国鉄では電化の進展と共に保守管理する範囲も増大する一方で、交流区間の架線検測車は直接式交直流電車の試作車両を検測車に改造したクモヤ493系が担っていたが、この車両の出自は元を辿れば旧国のクモハ51を改造した車両、さらには台車も制御機器も試験用の特殊な台車で老朽化と予備部品枯渇のダブルパンチによる稼働率低下と相成り、ここに新車で高速走行可能な検測車が製造される事となった。
昭和41年(1966年)にクモヤ495系が誕生。稼働率向上や標準部品採用を考慮して、標準的なMMユニット2両編成となる。
誕生時は各車両に2基のパンタグラフをそれぞれ搭載していたが、その後の改造で1基を下ろして、2両で3基のパンタグラフ搭載となった。実は検測専用と集電用のパンタグラフが分かれており、検測用のパンタグラフ(2基→1基となった側)は集電用配線がなされていない。

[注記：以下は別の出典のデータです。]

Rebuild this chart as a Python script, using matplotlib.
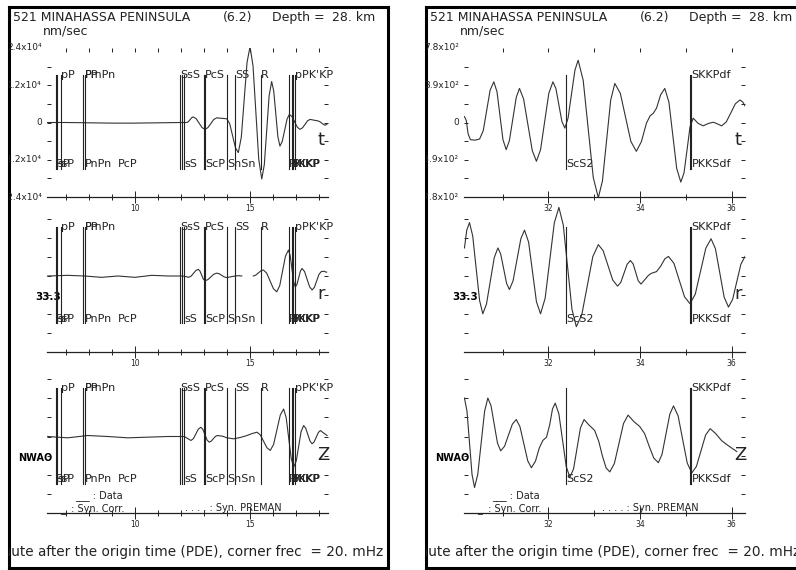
import numpy as np
import matplotlib
matplotlib.use('Agg')
from matplotlib import pyplot as plt

plt.rcParams['font.family'] = 'DejaVu Sans'

W = 796.0
H = 570.0

# header / footer text
title_a = '521 MINAHASSA PENINSULA'
title_b = '(6.2)'
title_c = 'Depth ='
title_d = '28. km'
units = 'nm/sec'
footer = 'Time in minute after the origin time (PDE), corner frec  = 20. mHz'
station = 'NWAO'
distance = '33.3'
comps = ['t', 'r', 'Z']

# ---------------- left panel (minutes after origin) ----------------
xlimL = (6.17, 18.39)
majorL = [10, 15]
minorL = [7, 8, 9, 11, 12, 13, 14, 16, 17, 18]
ylimL = 2.4e4
ylabL = ['2.4x10⁴', '1.2x10⁴', '0', '-1.2x10⁴', '-2.4x10⁴']

# transverse
tLt = [6.17, 7.0, 8.0, 9.0, 10.0, 11.0, 12.0, 12.25, 12.32, 12.39, 12.46, 12.53,
       12.655, 12.785, 12.91, 13.04, 13.165, 13.295, 13.42, 13.55, 13.77, 13.99,
       14.115, 14.24, 14.365, 14.49, 14.62, 14.745, 14.87, 15.0, 15.13, 15.255,
       15.38, 15.51, 15.62, 15.725, 15.83, 15.94, 16.03, 16.12, 16.21, 16.30,
       16.40, 16.505, 16.61, 16.71, 16.825, 16.94, 17.055, 17.17, 17.28, 17.39,
       17.50, 17.61, 17.78, 17.96, 18.05, 18.15, 18.26, 18.39]
vLt = [0, 0, -100, -200, -200, -100, 0, 0, 260, 900, 1540, 1800,
       1216, -200, -1616, -2200, -1660, -350, 960, 1500, 1350, 1200,
       -390, -4250, -8110, -9700, -4720, 7350, 19420, 24400, 18180, 3100,
       -11980, -18200, -13620, -2500, 8620, 13200, 10160, 2800, -4560, -7600,
       -6110, -2500, 1110, 2600, 1900, 200, -1500, -2200, -1730, -600,
       530, 1000, 750, 500, 200, -400, -900, -300]

# radial (gap in the record)
tLr = [6.20, 7.07, 7.80, 8.54, 9.26, 9.99, 10.72, 11.45, 12.04, 12.18, 12.33,
       12.435, 12.54, 12.645, 12.75, 12.82, 12.895, 12.97, 13.04, 13.165, 13.295,
       13.42, 13.55, 13.66, 13.77, 13.88, 13.99, 14.17, 14.35, 14.50, 14.64,
       14.65, 15.13, 15.14, 15.25, 15.36, 15.47, 15.58, 15.725, 15.87, 16.015,
       16.16, 16.29, 16.415, 16.54, 16.67, 16.745, 16.82, 16.895, 16.97, 17.04,
       17.115, 17.19, 17.26, 17.37, 17.48, 17.59, 17.70, 17.80, 17.90, 18.00,
       18.10, 18.20, 18.33]
vLr = [0, 210, 0, -420, 0, -420, 210, 0, 0, -150, -420,
       -52, 840, 1732, 2100, 1574, 300, -974, -1500, -1150, -300,
       550, 900, 700, 200, -300, -500, -250, 0, 100, 0,
       np.nan, np.nan, 0, 280, 950, 1620, 1900, 890, -1550, -3990,
       -5000, -3070, 1600, 6270, 8200, 6490, 2350, -1790, -3500, -2640,
       -550, 1540, 2400, 1410, -1000, -3410, -4400, -3550, -1500, 550,
       1400, 1500, 1200]

# vertical
tLz = [6.20, 7.07, 7.94, 8.81, 9.68, 10.55, 11.42, 12.14, 12.28, 12.43, 12.54,
       12.645, 12.75, 12.86, 12.95, 13.04, 13.13, 13.22, 13.31, 13.40, 13.49,
       13.58, 13.80, 14.00, 14.29, 14.58, 14.87, 15.08, 15.30, 15.445, 15.59,
       15.735, 15.88, 16.025, 16.17, 16.315, 16.46, 16.57, 16.68, 16.79, 16.90,
       17.01, 17.115, 17.22, 17.33, 17.42, 17.515, 17.61, 17.70, 17.79, 17.88,
       17.97, 18.06, 18.20, 18.35]
vLz = [0, -416, 312, 0, -416, -208, 0, 0, -600, -1250, -644,
       825, 2294, 2900, 2218, 565, -1088, -1770, -1466, -730, 6,
       310, 100, -420, -730, -300, 310, 900, 1350, 515, -1510,
       -3535, -4370, -2472, 2130, 6732, 8630, 5973, -470, -6913, -9570,
       -7672, -3070, 1532, 3430, 2595, 570, -1455, -2290, -1683, -210,
       1263, 1870, 1100, 310]

phaseL = [6.565, 6.62, 6.77, 7.75, 7.81, 11.96, 12.04, 12.13, 13.0, 13.04, 13.99,
          14.36, 15.48, 16.71, 16.81, 16.88, 16.96]
topL_t = [6.77, 7.81, 7.81, 11.96, 13.04, 14.36, 15.48, 16.96]
topL_s = ['pP', 'PmPn', 'PP', 'SsS', 'PcS', 'SS', 'R', "pPK'KP"]
botL_t = [6.565, 6.62, 7.81, 9.27, 12.13, 13.04, 13.99, 16.71, 16.81, 16.88]
botL_s = ['PsP', 'sP', 'PnPn', 'PcP', 'sS', 'ScP', 'SnSn', 'PKiKP', 'SKKP', 'PKKP']

# ---------------- right panel ----------------
xlimR = (30.16, 36.29)
majorR = [32, 34, 36]
minorR = [31, 33, 35]
ylimR = 780
ylabR = ['7.8x10²', '3.9x10²', '0', '-3.9x10²', '-7.8x10²']

tRt = [30.17, 30.21, 30.25, 30.30, 30.40, 30.50, 30.58, 30.655, 30.73, 30.81,
       30.88, 30.945, 31.01, 31.08, 31.15, 31.225, 31.30, 31.37, 31.46, 31.555,
       31.65, 31.74, 31.83, 31.92, 32.01, 32.10, 32.165, 32.23, 32.295, 32.36,
       32.43, 32.505, 32.58, 32.65, 32.76, 32.87, 32.98, 33.09, 33.18, 33.27,
       33.36, 33.45, 33.57, 33.685, 33.80, 33.92, 34.03, 34.14, 34.22, 34.29,
       34.36, 34.45, 34.54, 34.63, 34.715, 34.80, 34.89, 34.96, 35.025, 35.09,
       35.16, 35.27, 35.38, 35.49, 35.60, 35.69, 35.78, 35.88, 35.98, 36.08,
       36.18, 36.24, 36.29]
vRt = [62, 20, -120, -180, -185, -173, -86, 127, 339, 426,
       322, 71, -180, -284, -190, 37, 263, 357, 246, -25,
       -295, -406, -285, 10, 305, 426, 355, 184, 12, -59,
       45, 297, 548, 652, 442, -68, -577, -787, -612, -189,
       234, 409, 305, 54, -198, -302, -200, -7, 70, 97,
       150, 290, 357, 214, -134, -481, -624, -526, -290, -47,
       45, -10, -35, -10, 3, -15, -35, 5, 100, 196,
       236, 215, 173]

tRr = [30.17, 30.22, 30.28, 30.35, 30.425, 30.50, 30.57, 30.65, 30.735, 30.82,
       30.90, 30.96, 31.025, 31.09, 31.15, 31.23, 31.315, 31.40, 31.48, 31.57,
       31.655, 31.74, 31.83, 31.93, 32.03, 32.13, 32.23, 32.325, 32.42, 32.515,
       32.61, 32.73, 32.85, 32.97, 33.09, 33.195, 33.30, 33.405, 33.51, 33.58,
       33.65, 33.72, 33.79, 33.85, 33.905, 33.96, 34.02, 34.10, 34.18, 34.25,
       34.36, 34.45, 34.54, 34.62, 34.74, 34.855, 34.97, 35.09, 35.205, 35.32,
       35.435, 35.55, 35.645, 35.74, 35.835, 35.93, 36.02, 36.11, 36.20, 36.29]
vRr = [288, 470, 548, 411, 80, -251, -388, -289, -50, 189,
       288, 226, 75, -77, -139, -50, 166, 382, 471, 346,
       42, -263, -388, -229, 158, 545, 704, 525, 92, -341,
       -520, -397, -99, 199, 322, 260, 109, -42, -104, -66,
       28, 121, 159, 124, 38, -48, -83, -40, 5, 28,
       45, 100, 175, 201, 130, -42, -213, -284, -187, 49,
       285, 382, 280, 32, -217, -319, -240, -60, 120, 201]

tRz = [30.17, 30.225, 30.28, 30.335, 30.39, 30.46, 30.535, 30.61, 30.68, 30.75,
       30.82, 30.89, 30.96, 31.045, 31.13, 31.215, 31.30, 31.38, 31.465, 31.55,
       31.63, 31.72, 31.80, 31.88, 31.96, 32.03, 32.09, 32.15, 32.23, 32.31,
       32.39, 32.47, 32.55, 32.625, 32.70, 32.78, 32.88, 33.01, 33.10, 33.18,
       33.26, 33.34, 33.44, 33.54, 33.64, 33.74, 33.87, 33.99, 34.10, 34.20,
       34.30, 34.40, 34.48, 34.565, 34.65, 34.73, 34.83, 34.93, 35.03, 35.13,
       35.23, 35.33, 35.43, 35.53, 35.65, 35.78, 35.90, 36.00, 36.11]
vRz = [392, 259, -64, -387, -520, -387, -64, 259, 392, 313,
       123, -67, -146, -99, 14, 126, 173, 101, -73, -247,
       -319, -250, -120, -40, -7, 120, 280, 340, 230, -38,
       -306, -416, -330, -122, 87, 173, 120, 62, -50, -200,
       -320, -361, -276, -72, 133, 218, 150, 104, 30, -100,
       -220, -267, -182, 23, 227, 312, 212, -30, -271, -371,
       -305, -146, 14, 80, 30, -42, -85, -118, -153]

phaseR = [32.38, 35.08, 35.12]
topR_t = [35.12]
topR_s = ['SKKPdf']
botR_t = [32.40, 35.14]
botR_s = ['ScS2', 'PKKSdf']

legend_a = '___ : Data'
legend_b = '_  : Syn. Corr.'
legend_c = '. . . . : Syn. PREMAN'

ink = '#222222'
rows = [(48, 197), (200, 352), (360, 513)]

fig = plt.figure(figsize=(7.96, 5.70), dpi=100)


def box(x0, y0, x1, y1):
    return [x0 / W, 1 - y1 / H, (x1 - x0) / W, (y1 - y0) / H]


def draw_panel(p0, xlim, major, minor, traces, phases, tops, bots, ylab, ylim):
    frame = fig.add_axes(box(p0, 7, p0 + 379, 568))
    frame.set_xticks([])
    frame.set_yticks([])
    for s in frame.spines.values():
        s.set_linewidth(2.2)
    frame.set_zorder(0)

    def ptext(x, y, s, **kw):
        # x, y in pixels relative to the panel corner
        return frame.text(x / 379, 1 - y / 561, s, transform=frame.transAxes,
                          clip_on=True, color=ink, **kw)

    ptext(4, 14, title_a, fontsize=9, va='baseline')
    ptext(214, 14, title_b, fontsize=9, va='baseline')
    ptext(263, 14, title_c, fontsize=9, va='baseline')
    ptext(323, 14, title_d, fontsize=9, va='baseline')
    ptext(34, 28, units, fontsize=9, va='baseline')
    ptext(374, 549, footer, fontsize=9.8, va='baseline', ha='right')

    for i, (y0, y1) in enumerate(rows):
        ax = fig.add_axes(box(p0 + 38, y0, p0 + 319, y1))
        ax.set_zorder(1)
        ax.set_facecolor('none')
        ax.set_xlim(xlim)
        ax.set_ylim(-ylim, ylim)
        for s in ['top', 'left', 'right']:
            ax.spines[s].set_visible(False)
        ax.spines['bottom'].set_linewidth(0.9)
        ax.spines['bottom'].set_color(ink)
        ax.set_xticks(major)
        ax.set_xticklabels([str(m) for m in major])
        ax.set_xticks(minor, minor=True)
        ax.tick_params(axis='x', which='major', direction='inout', length=8, width=0.7,
                       labelsize=5.5, pad=1, colors=ink)
        ax.tick_params(axis='x', which='minor', direction='inout', length=4, width=0.7,
                       colors=ink)
        if i == 0:
            sec = ax.secondary_xaxis('top')
            sec.set_xticks(major)
            sec.set_xticks(minor, minor=True)
            sec.tick_params(which='both', direction='in', length=3, width=0.7,
                            labeltop=False, colors=ink)
            sec.spines['top'].set_visible(False)
        ax.set_yticks([-0.75 * ylim, -0.5 * ylim, -0.25 * ylim, 0,
                       0.25 * ylim, 0.5 * ylim, 0.75 * ylim])
        ax.tick_params(axis='y', direction='in', length=3, width=0.7, left=True,
                       right=True, labelleft=False, colors=ink)

        t, v = traces[i]
        ax.plot(t, v, color='#333333', lw=0.8)

        for ph in phases:
            ax.axvline(ph, ymin=0.19, ymax=0.82, color=ink, lw=0.8)
        trans = ax.get_xaxis_transform()
        for tt, ss in zip(*tops):
            frame.text(tt, 0.80, ss, transform=trans, fontsize=8, color=ink,
                       va='baseline', clip_on=True)
        for tt, ss in zip(*bots):
            frame.text(tt, 0.20, ss, transform=trans, fontsize=8, color=ink,
                       va='baseline', clip_on=True)

        frame.text(0.962, 0.38, comps[i], transform=ax.transAxes, fontsize=13,
                   color=ink, va='center', clip_on=True)

        if i == 0:
            for k, lab in enumerate(ylab):
                frame.text(-0.018, 1 - k * 0.25, lab, transform=ax.transAxes,
                           fontsize=6.5, color=ink, ha='right', va='center',
                           clip_on=True)
        if i == 1:
            frame.text(0.05, 0.36, distance, transform=ax.transAxes, fontsize=7.5,
                       color='black', fontweight='bold', ha='right', va='center',
                       clip_on=True)
        if i == 2:
            frame.text(0.02, 0.36, station, transform=ax.transAxes, fontsize=7,
                       color='black', fontweight='bold', ha='right', va='center',
                       clip_on=True)
            frame.text(0.10, 0.098, legend_a, transform=ax.transAxes, fontsize=7,
                       color=ink, va='baseline', clip_on=True)
            frame.text(0.046, 0.01, legend_b, transform=ax.transAxes, fontsize=7,
                       color=ink, va='baseline', clip_on=True)
            frame.text(0.49, 0.01, legend_c, transform=ax.transAxes, fontsize=7,
                       color=ink, va='baseline', clip_on=True)


draw_panel(9, xlimL, majorL, minorL, [(tLt, vLt), (tLr, vLr), (tLz, vLz)],
           phaseL, (topL_t, topL_s), (botL_t, botL_s), ylabL, ylimL)
draw_panel(426, xlimR, majorR, minorR, [(tRt, vRt), (tRr, vRr), (tRz, vRz)],
           phaseR, (topR_t, topR_s), (botR_t, botR_s), ylabR, ylimR)

fig.savefig('out.png', dpi=100)
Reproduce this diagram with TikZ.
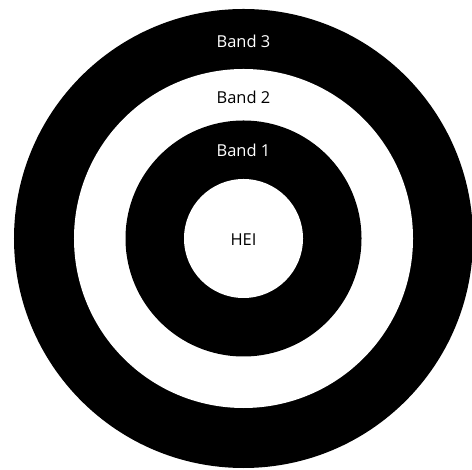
\documentclass[tikz,border=0pt]{standalone}
\usepackage{fontspec}
\setmainfont{Open Sans}
\usepackage{tikz}
\usetikzlibrary{positioning}
\tikzset{
  ringblack/.style={fill=black, draw=none},
  ringwhite/.style={fill=white, draw=none},
  bandlbl/.style={font=\fontsize{16.5}{18}\selectfont, inner sep=0pt, anchor=center},
}

\begin{document}
\begin{tikzpicture}[x=1bp, y=1bp]
    \useasboundingbox (0,0) rectangle (472,470);
    \coordinate (ctr) at (243.5,231.5);
    % --- rings, from the outside in ---
    \fill[ringblack] (ctr) circle (229.5bp);
    \fill[ringwhite] (ctr) circle (169.5bp);
    \fill[ringblack] (ctr) circle (118bp);
    \fill[ringwhite] (ctr) circle (59.5bp);
    % --- labels ---
    \node[bandlbl, white] (band3) at (243.5,429) {Band 3};
    \node[bandlbl, black] (band2) at (243.5,372.5) {Band 2};
    \node[bandlbl, white] (band1) at (243.5,320) {Band 1};
    \node[bandlbl, black] (hei) at (243.5,230) {HEI};
\end{tikzpicture}
\end{document}
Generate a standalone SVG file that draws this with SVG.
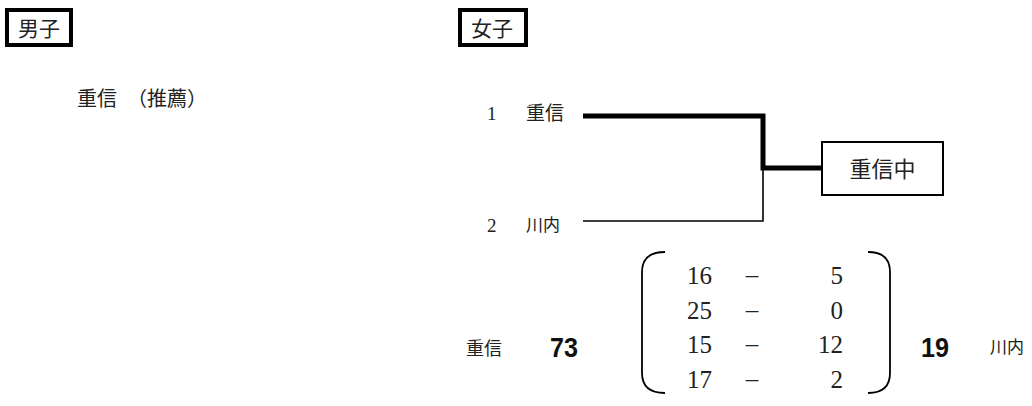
<svg xmlns="http://www.w3.org/2000/svg" width="1032" height="406" viewBox="0 0 1032 406">
<style>
.jp{font-family:"Noto Sans CJK JP","Noto Sans CJK SC",sans-serif;fill:#222}
.num{font-family:"Liberation Serif","DejaVu Serif",serif;fill:#222}
.big{font-family:"Liberation Sans",Arial,sans-serif;font-weight:bold;fill:#111}
.hdr{fill:#fff;stroke:#000;stroke-width:4}
.box{fill:#fff;stroke:#000;stroke-width:2}
.thick{stroke:#000;stroke-width:5;fill:none}
.thin{stroke:#000;stroke-width:1.6;fill:none}
.brk{stroke:#000;stroke-width:1.8;fill:none}
</style>
<rect width="1032" height="406" fill="#fff"/>
<g id="hdr-boys">
<rect class="hdr" x="7" y="10" width="64" height="35"/>
<text class="jp" x="18" y="36" font-size="21">男子</text>
</g>
<g id="boys-result">
<text class="jp" x="77" y="106" font-size="20">重信　（推薦）</text>
</g>
<g id="hdr-girls">
<rect class="hdr" x="460" y="10" width="66" height="35"/>
<text class="jp" x="471" y="36" font-size="21">女子</text>
</g>
<g id="team1">
<text class="num" x="487" y="120" font-size="19">1</text>
<text class="jp" x="526" y="120" font-size="19">重信</text>
</g>
<g id="team2">
<text class="num" x="487" y="232" font-size="19">2</text>
<text class="jp" x="526" y="231" font-size="17">川内</text>
</g>
<g id="winner">
<rect class="box" x="822" y="142" width="121" height="53"/>
<text class="jp" x="882.5" y="177" font-size="22" text-anchor="middle">重信中</text>
</g>
<g id="connectors">
<polyline class="thin" points="583,221 763,221 763,168"/>
<polyline class="thick" points="583,116 763,116 763,168 822,168"/>
</g>
<g id="score">
<text class="jp" x="466" y="355" font-size="18">重信</text>
<text class="big" x="550" y="357" font-size="28" textLength="28" lengthAdjust="spacingAndGlyphs">73</text>
<path class="brk" d="M665 252 Q642 252 642 272 L642 373 Q642 393 665 393"/>
<path class="brk" d="M868 252 Q890 252 890 272 L890 373 Q890 393 868 393"/>
<g class="num" font-size="25">
<text x="687" y="284">16</text><text x="752" y="283" text-anchor="middle">–</text><text x="843" y="284" text-anchor="end">5</text>
<text x="687" y="319">25</text><text x="752" y="318" text-anchor="middle">–</text><text x="843" y="319" text-anchor="end">0</text>
<text x="687" y="353">15</text><text x="752" y="352" text-anchor="middle">–</text><text x="843" y="353" text-anchor="end">12</text>
<text x="687" y="388">17</text><text x="752" y="387" text-anchor="middle">–</text><text x="843" y="388" text-anchor="end">2</text>
</g>
<text class="big" x="921" y="357" font-size="28" textLength="28" lengthAdjust="spacingAndGlyphs">19</text>
<text class="jp" x="990" y="353" font-size="17">川内</text>
</g>
</svg>
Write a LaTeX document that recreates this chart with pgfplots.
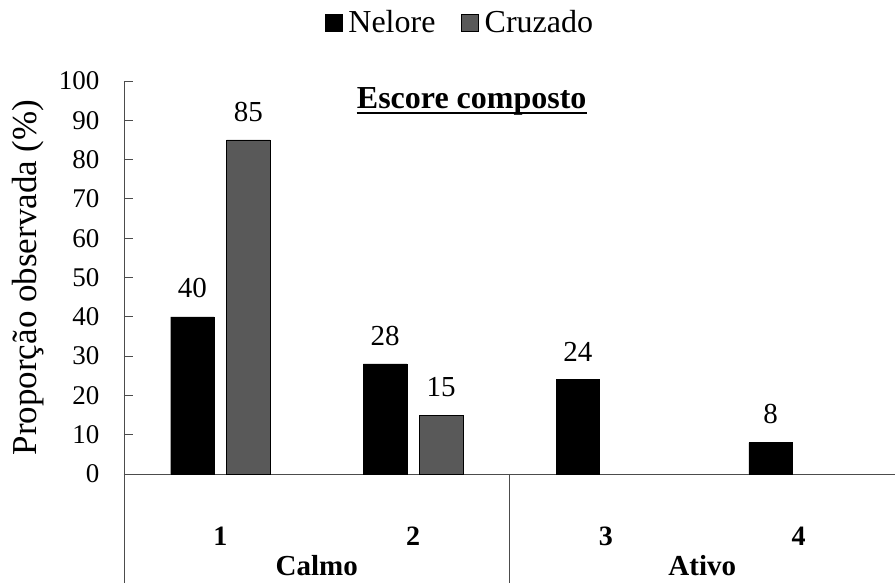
\documentclass[border=0pt]{standalone}
\usepackage{fontspec}
\setmainfont{Liberation Serif}
\usepackage{pgfplots}
\pgfplotsset{compat=1.18}
\definecolor{cruz}{HTML}{595959}
\begin{document}
\begin{tikzpicture}[font=\fontsize{27}{32}\selectfont]
\begin{axis}[
  scale only axis,
  width=771pt, height=393pt,
  xmin=0.5, xmax=4.5, ymin=0, ymax=100,
  axis x line*=bottom, axis y line*=left,
  axis line style={black!70, line width=0.9pt},
  ytick={0,10,...,100},
  tick align=inside,
  major tick length=9pt,
  ytick style={black!70, line width=0.9pt},
  xtick={1,2,3,4},
  xticklabels={\textbf{1},\textbf{2},\textbf{3},\textbf{4}},
  xtick style={draw=none},
  xticklabel style={anchor=base, yshift=-63pt, font=\fontsize{28}{32}\selectfont},
  /pgf/number format/assume math mode=true,
  yticklabel style={xshift=-21pt, font=\fontsize{27}{32}\selectfont},
  ylabel={Proporção observada (\%)},
  every axis y label/.style={at={(axis description cs:-0.1245,0.5)}, rotate=90, anchor=center, font=\fontsize{35}{40}\selectfont},
  ybar, bar width=0.225,
  clip=false,
  nodes near coords,
  every node near coord/.append style={yshift=15pt, font=\fontsize{29}{34}\selectfont},
  legend style={at={(rel axis cs:0.436,1.15)}, anchor=center, draw=none, legend columns=2,
    font=\fontsize{32}{38}\selectfont, inner sep=0pt,
    /tikz/every even column/.append style={column sep=24pt}},
  legend image code/.code={\draw[#1, draw=black] (0pt,-9pt) rectangle (17pt,8pt); \path[draw=none, fill=none] (0pt,0pt) -- (21pt,0pt);},
]
\addplot[fill=black, draw=black, bar shift=-0.145] coordinates {(1,40) (2,28) (3,24) (4,8)};
\addlegendentry{Nelore}
\addplot[fill=cruz, draw=black, bar shift=0.145] coordinates {(1,85) (2,15)};
\addlegendentry{Cruzado}
\node[font=\fontsize{32}{38}\selectfont\bfseries, anchor=base, inner sep=0pt] (T) at (rel axis cs:0.451,0.931) {Escore composto};
\draw[line width=2.6pt] ([yshift=-5pt]T.base west) -- ([yshift=-5pt]T.base east);
\draw[black!70, line width=0.9pt] (axis cs:0.5,0) -- ([yshift=-110pt]axis cs:0.5,0);
\draw[black!70, line width=0.9pt] (axis cs:2.5,0) -- ([yshift=-110pt]axis cs:2.5,0);
\node[font=\fontsize{29}{34}\selectfont\bfseries, anchor=base, inner sep=0pt] at ([yshift=-102pt]axis cs:1.5,0) {Calmo};
\node[font=\fontsize{29}{34}\selectfont\bfseries, anchor=base, inner sep=0pt] at ([yshift=-102pt]axis cs:3.5,0) {Ativo};
\end{axis}
\pgfresetboundingbox
\path[use as bounding box] (-124pt,-109pt) rectangle (771pt,474pt);
\end{tikzpicture}
\end{document}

電気機器は直流と交流50/60Hzの国内の在来線全ての電化方式に対応するよう485系と同等品を積んでいる一方、台車は160km/hでの走行が可能な特殊な台車を装備している。
車内には大容量のバッテリーを搭載しており、電気が無い状態でも測定機器を動作できるように設計されていた。実際に九州の交流電化では通電前の検測として、蒸気機関車に牽引されながら検測する本車両の姿が見られた。
車体は475系をベースに正面非貫通としたようなもので、中央東線の狭小トンネル線区も入線可能とするため、全体的に屋根高さは抑えられている。
本車両は2両1ユニットだけで使用される検測車だったのだが、初期確認用の向日町運転所から金沢運転所に転属後、連結器の両用化とエアホース増設(自動連結器用)、制御用ジャンパ栓(KE70+KE58栓納め)の増設を受けて牽引車代用としての使用も行われるようになり、工場入場回送のお供を務めている姿が残されている。
その後、パンタグラフを1基減らした改造時にクーラーの増設と架線摩耗を測定する装置の追加が行われ、パンタグラフ3基の姿で国鉄分割民営化を迎える事となる。
1987年にJR東海へ引き継がれたが、管内に交流電化路線を持たないために交流機器を撤去し、機能面で近い193系50番台に編入された。ただし塗装変更は行われなかった為、交直両用のサーモンピンク塗装のままの直流用電車という不思議な姿で走っていたが、その後直流用検測車の青+黄色の塗装に改められた。
JR化後も検測車として活躍していた車両であったが、老朽化には勝てずキヤ95系に後を譲り、1998年廃車。